The regulatory landscape for liquor retailers, distributors, and brand managers is shifting faster than ever. With state alcohol laws updating, THC beverages entering traditional compliance frameworks, and health-conscious messaging reshaping consumer preferences, the margin for manual, reactive compliance is disappearing. This list gives you eight concrete steps to audit, automate, and adapt before the enforcement wave hits.
TL;DR
- States including South Carolina and Utah have updated alcohol laws effective in 2026—start compliance reviews now
- Automation and smart systems provide real-time insight across compliance, sourcing, and distribution operations
- Many retailers and distributors are investing in compliance automation solutions to manage growing regulatory complexity
- Electronic payment adoption for wholesale alcohol transactions is accelerating as a compliance modernization trend
1. Audit Your Compliance Infrastructure Before 2026 State Deadlines Arrive
The clock is ticking on 2026 alcohol law changes that demand immediate attention.

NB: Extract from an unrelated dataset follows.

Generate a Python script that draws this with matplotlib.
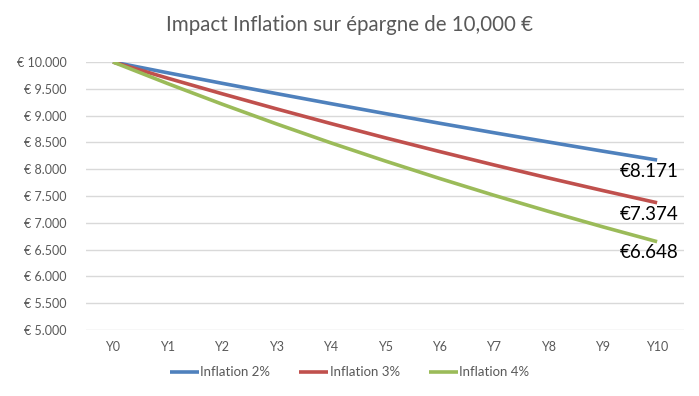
import numpy as np
import matplotlib.pyplot as plt
from matplotlib.ticker import FuncFormatter

plt.rcParams['font.family'] = ['Lato', 'DejaVu Sans']

years = ['Y0', 'Y1', 'Y2', 'Y3', 'Y4', 'Y5', 'Y6', 'Y7', 'Y8', 'Y9', 'Y10']
infl_2 = [10000, 9800, 9604, 9412, 9224, 9039, 8858, 8681, 8508, 8337, 8171]
infl_3 = [10000, 9700, 9409, 9127, 8853, 8587, 8330, 8080, 7837, 7602, 7374]
infl_4 = [10000, 9600, 9216, 8847, 8493, 8154, 7828, 7514, 7214, 6925, 6648]
series = [('Inflation 2%', infl_2, '#4F81BD'),
          ('Inflation 3%', infl_3, '#C0504D'),
          ('Inflation 4%', infl_4, '#9BBB59')]

fig = plt.figure(figsize=(6.99, 3.96), dpi=100)
ax = fig.add_axes([0.1227, 0.1667, 0.8563, 0.6767])

x = np.arange(len(years))
for name, vals, col in series:
    ax.plot(x, vals, color=col, lw=2.6, label=name, solid_capstyle='butt')
    ax.annotate('€' + f'{vals[-1]:,}'.replace(',', '.'), (x[-1], vals[-1]),
                xytext=(-6, -2), textcoords='offset points', ha='center', va='top',
                fontsize=13.5, color='black')

ax.set_xlim(-0.5, len(years) - 0.5)
ax.set_ylim(5000, 10000)
ax.set_yticks(np.arange(5000, 10001, 500))
ax.yaxis.set_major_formatter(FuncFormatter(lambda v, p: '€ ' + f'{int(v):,}'.replace(',', '.')))
ax.set_xticks(x)
ax.set_xticklabels(years)
ax.grid(axis='y', color='#D9D9D9', lw=1)
ax.set_axisbelow(True)
for s in ax.spines.values():
    s.set_visible(False)
ax.tick_params(axis='both', length=0, labelsize=9, colors='#595959', pad=8)
ax.tick_params(axis='y', pad=14)

fig.suptitle('Impact Inflation sur épargne de 10,000 €', fontsize=14.8, color='#595959',
             y=0.963)
fig.legend(loc='center', bbox_to_anchor=(0.5, 0.06), ncol=3, frameon=False,
           fontsize=9.5, handlelength=2.2, handletextpad=0.1, columnspacing=2.2,
           labelcolor='#595959')

fig.savefig('out.png', dpi=100)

South Carolina's updated liquor liability law takes effect in 2026 with key changes including updated liquor liability insurance requirements and mandatory server training. The Utah State Legislature also updated several of Utah's alcohol laws during their annual legislative session in early 2026. Run a gap analysis between your current operations and these new requirements, then prioritize the states where you hold licenses or distribute products. In compliance automation, addressing gaps before deadlines arrive often costs far less than reactive fixes or penalty fees.